Frage: Gibt es auch Gegenargumente?

Stubenrauch: Der Titel ist sehr klangvoll. Und es lassen sich mit ihm ziemlich kompakt Autoritäts- und Machtvorstellungen transportieren. Denn wer dürfte sich kritisch gegenüber dem Stellvertreter Jesu oder gar gegenüber Jesus Christus selbst äußern? Es gibt auch einen biblischen Bezug, nämlich im Johannes-Evangelium, Kapitel 21. Dort ist dem Petrus ein Hirtenauftrag im Namen Jesu zugesprochen.

Frage: Und theologisch korrekt ist?

Stubenrauch: Der Papst ist Bischof von Rom und damit als Nachfolger Petri eingebunden in das Kollegium der übrigen Apostelnachfolger. Nennt er sich Stellvertreter Christi, steht er abgehoben über allen. Da ist kaum noch Raum für Kollegalität.

„Die Kirche hat stets auf Erfordernisse und Denkvorstellungen der Zeit reagiert. Reform ist nicht Verrat.“

—  Zitat: Bertram Stubenrauch

Frage: Fühlen Sie sich zu Ihrem Vorschlag durch den neuen Papst animiert, der eher unkompliziert mit seinem Amt umgeht?

Stubenrauch: Ich fände es schlimm, wenn die Theologie nur sagen dürfte, was von ihr momentan erwartet wird. Theologie hat die Aufgabe zu durchdenken, was möglich oder notwendig ist, ohne dass der Kern des Glaubensgutes verloren geht.

Frage: "Es geht in der Kirche mehr als man denkt. Man muss sich nur trauen" - lautet Ihre Überzeugung.

Stubenrauch: Wir haben im Grunde immer einen kreativen Umgang mit der Tradition gehabt. Die Kirche hat stets auf Erfordernisse und Denkvorstellungen der Zeit reagiert. Sie ist ja vom Heiligen Geist durchwirkt und darf und soll dies auch tun. Reform ist nicht Verrat. Tradition kann nichts Sklavisches sein. Das wäre ein geistiges Gefängnis.

Frage: War der Rücktritt von Benedikt XVI. in diesem Sinne auch kreativ?

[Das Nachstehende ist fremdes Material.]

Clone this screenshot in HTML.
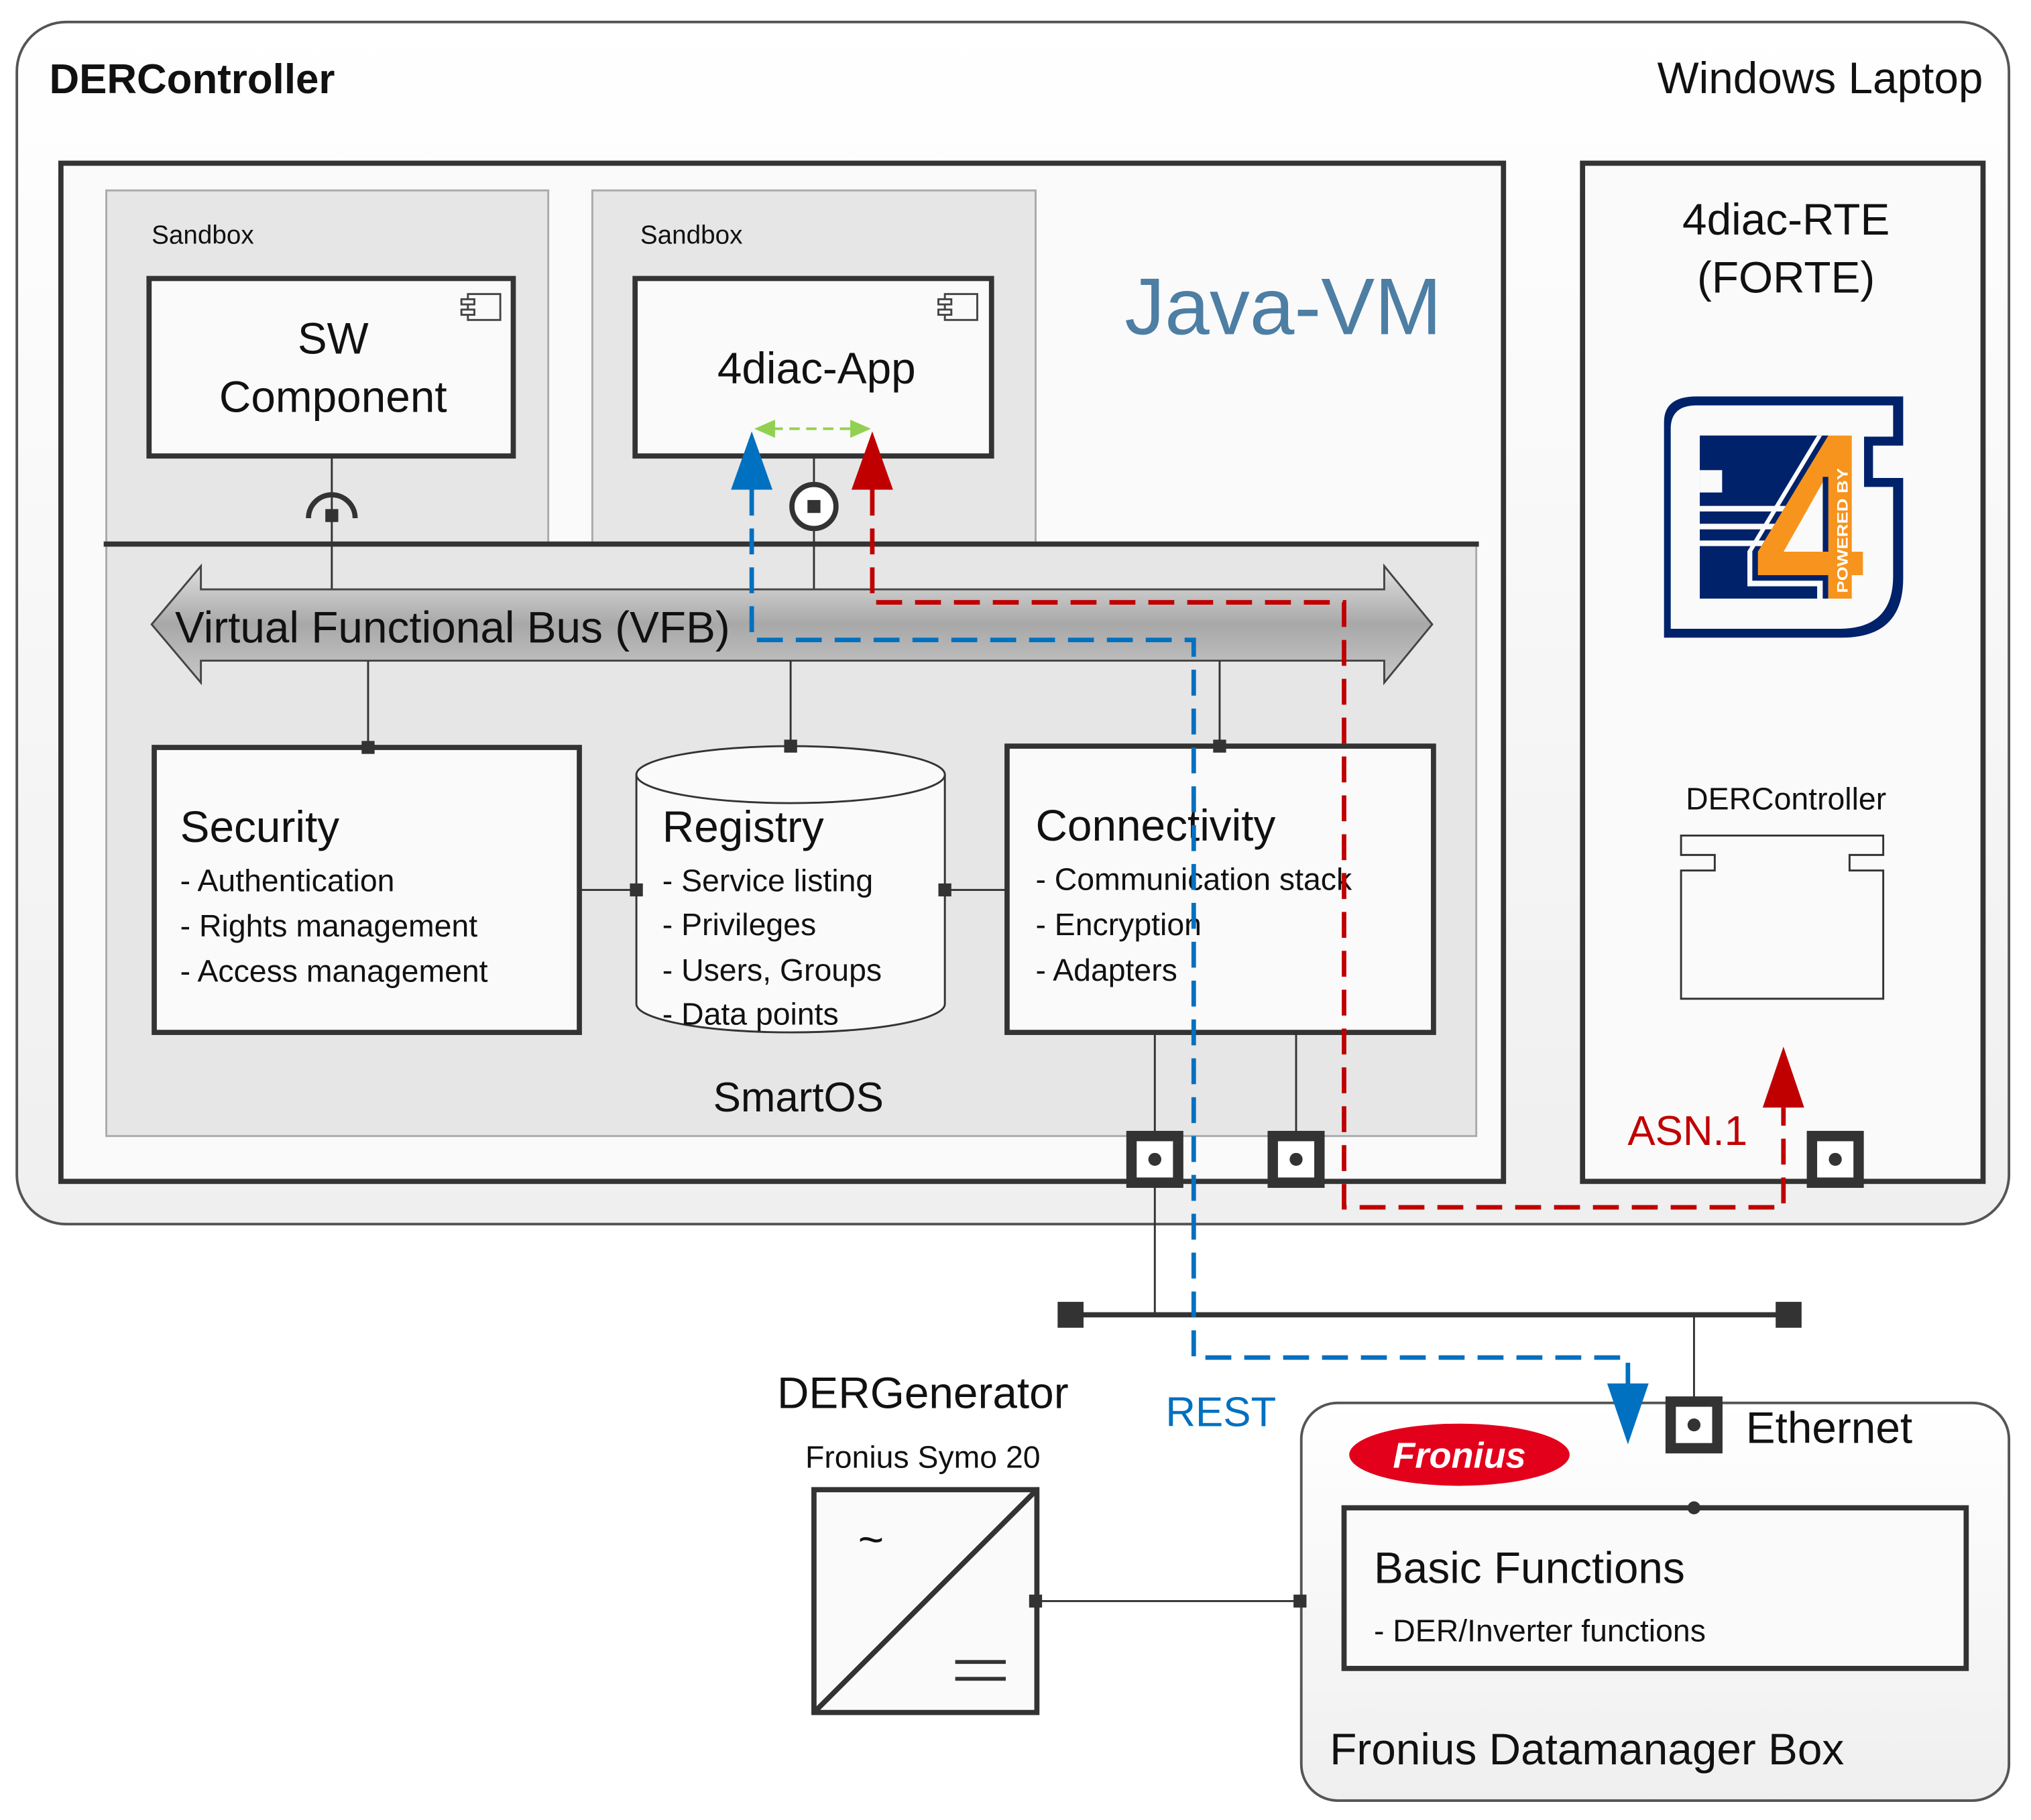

Stubenrauch: Benedikt XVI. ist durchaus kreativ mit der Tradition umgegangen. Ich hoffe, dass Papst Franziskus dies fortsetzen wird.

Das Interview führte Barbara Just (KNA)

Zur Person

Bertram Stubenrauch (52) ist seit 2006 Professor für Dogmatik und Ökumenische Theologie an der Ludwig-Maximilians-Universität München.